## What is required
Repeat the material below word for word and leave out all pictures.

## Provided material
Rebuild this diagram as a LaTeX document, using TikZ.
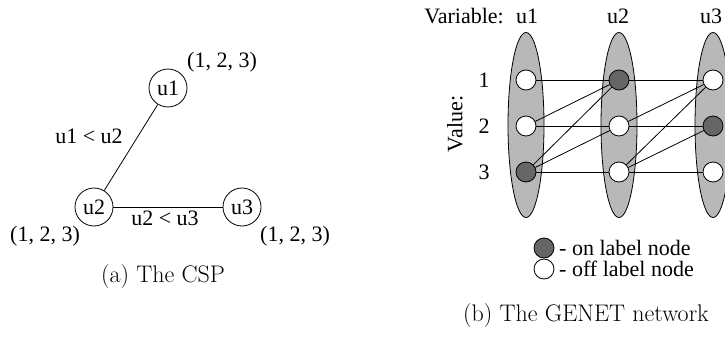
\documentclass[tikz,border=0pt]{standalone}
\usepackage{fontspec}
\newfontfamily\tms{Liberation Serif}
\usetikzlibrary{shapes.geometric}
\tikzset{
  glbl/.style={font=\tms\fontsize{22}{26}\selectfont, inner sep=0pt},
  gcaption/.style={font=\fontsize{24}{28}\selectfont, inner sep=0pt},
  gvar/.style={circle, draw, line width=0.8pt, minimum size=38pt, inner sep=0pt, font=\tms\fontsize{22}{26}\selectfont},
  gconn/.style={line width=0.8pt},
  gdom/.style={ellipse, draw, line width=0.8pt, fill=black!28, minimum width=36pt, minimum height=185pt, inner sep=0pt},
  goff/.style={circle, draw, line width=0.8pt, fill=white, minimum size=20pt, inner sep=0pt},
  gon/.style={circle, draw, line width=0.8pt, fill=black!60, minimum size=20pt, inner sep=0pt},
}
\begin{document}
\begin{tikzpicture}[x=1pt, y=-1pt]
\useasboundingbox (0,0) rectangle (725,337);
\clip (0,0) rectangle (725,337);
% (a) The CSP
\node[gvar] (u1) at (168,88) {u1};
\node[gvar] (u2) at (94,207) {u2};
\node[gvar] (u3) at (242,207) {u3};
\draw[gconn] (u1) -- (u2);
\draw[gconn] (u2) -- (u3);
\node[glbl] (d1) at (222,62) {(1, 2, 3)};
\node[glbl] (d2) at (45,236) {(1, 2, 3)};
\node[glbl] (d3) at (295,236) {(1, 2, 3)};
\node[glbl] (c12) at (89,136) {u1 < u2};
\node[glbl] (c23) at (165,218) {u2 < u3};
\node[gcaption] (capa) at (163,277) {(a) The CSP};
% (b) GENET
\node[glbl, anchor=east] (vart) at (504,16) {Variable:};
\node[glbl] (h1) at (527,16) {u1};
\node[glbl] (h2) at (618,16) {u2};
\node[glbl] (h3) at (711,16) {u3};
\node[gdom] (e1) at (526,125) {};
\node[gdom] (e2) at (619,125) {};
\node[gdom] (e3) at (713,125) {};
\node[glbl] (r1) at (484,80) {1};
\node[glbl] (r2) at (484,126) {2};
\node[glbl] (r3) at (484,172) {3};
\node[glbl, rotate=90] (valt) at (455,124) {Value:};
\node[goff] (a1) at (526,80) {};
\node[goff] (a2) at (526,126) {};
\node[gon]  (a3) at (526,172) {};
\node[gon]  (b1) at (619,80) {};
\node[goff] (b2) at (619,126) {};
\node[goff] (b3) at (619,172) {};
\node[goff] (c1) at (713,80) {};
\node[gon]  (c2) at (713,126) {};
\node[goff] (c3) at (713,172) {};
\foreach \i/\j in {1/1,2/1,2/2,3/1,3/2,3/3}{
  \draw[gconn] (a\i) -- (b\j);
  \draw[gconn] (b\i) -- (c\j);
}
% legend
\node[gon]  (lon) at (544,248) {};
\node[goff] (loff) at (544,269) {};
\node[glbl, anchor=west] (lont) at (559,248) {- on label node};
\node[glbl, anchor=west] (lofft) at (559,269) {- off label node};
\node[gcaption] (capb) at (586,316) {(b) The GENET network};
\end{tikzpicture}
\end{document}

## Full response
Rebuild this diagram as a LaTeX document, using TikZ.
\documentclass[tikz,border=0pt]{standalone}
\usepackage{fontspec}
\newfontfamily\tms{Liberation Serif}
\usetikzlibrary{shapes.geometric}
\tikzset{
  glbl/.style={font=\tms\fontsize{22}{26}\selectfont, inner sep=0pt},
  gcaption/.style={font=\fontsize{24}{28}\selectfont, inner sep=0pt},
  gvar/.style={circle, draw, line width=0.8pt, minimum size=38pt, inner sep=0pt, font=\tms\fontsize{22}{26}\selectfont},
  gconn/.style={line width=0.8pt},
  gdom/.style={ellipse, draw, line width=0.8pt, fill=black!28, minimum width=36pt, minimum height=185pt, inner sep=0pt},
  goff/.style={circle, draw, line width=0.8pt, fill=white, minimum size=20pt, inner sep=0pt},
  gon/.style={circle, draw, line width=0.8pt, fill=black!60, minimum size=20pt, inner sep=0pt},
}
\begin{document}
\begin{tikzpicture}[x=1pt, y=-1pt]
\useasboundingbox (0,0) rectangle (725,337);
\clip (0,0) rectangle (725,337);
% (a) The CSP
\node[gvar] (u1) at (168,88) {u1};
\node[gvar] (u2) at (94,207) {u2};
\node[gvar] (u3) at (242,207) {u3};
\draw[gconn] (u1) -- (u2);
\draw[gconn] (u2) -- (u3);
\node[glbl] (d1) at (222,62) {(1, 2, 3)};
\node[glbl] (d2) at (45,236) {(1, 2, 3)};
\node[glbl] (d3) at (295,236) {(1, 2, 3)};
\node[glbl] (c12) at (89,136) {u1 < u2};
\node[glbl] (c23) at (165,218) {u2 < u3};
\node[gcaption] (capa) at (163,277) {(a) The CSP};
% (b) GENET
\node[glbl, anchor=east] (vart) at (504,16) {Variable:};
\node[glbl] (h1) at (527,16) {u1};
\node[glbl] (h2) at (618,16) {u2};
\node[glbl] (h3) at (711,16) {u3};
\node[gdom] (e1) at (526,125) {};
\node[gdom] (e2) at (619,125) {};
\node[gdom] (e3) at (713,125) {};
\node[glbl] (r1) at (484,80) {1};
\node[glbl] (r2) at (484,126) {2};
\node[glbl] (r3) at (484,172) {3};
\node[glbl, rotate=90] (valt) at (455,124) {Value:};
\node[goff] (a1) at (526,80) {};
\node[goff] (a2) at (526,126) {};
\node[gon]  (a3) at (526,172) {};
\node[gon]  (b1) at (619,80) {};
\node[goff] (b2) at (619,126) {};
\node[goff] (b3) at (619,172) {};
\node[goff] (c1) at (713,80) {};
\node[gon]  (c2) at (713,126) {};
\node[goff] (c3) at (713,172) {};
\foreach \i/\j in {1/1,2/1,2/2,3/1,3/2,3/3}{
  \draw[gconn] (a\i) -- (b\j);
  \draw[gconn] (b\i) -- (c\j);
}
% legend
\node[gon]  (lon) at (544,248) {};
\node[goff] (loff) at (544,269) {};
\node[glbl, anchor=west] (lont) at (559,248) {- on label node};
\node[glbl, anchor=west] (lofft) at (559,269) {- off label node};
\node[gcaption] (capb) at (586,316) {(b) The GENET network};
\end{tikzpicture}
\end{document}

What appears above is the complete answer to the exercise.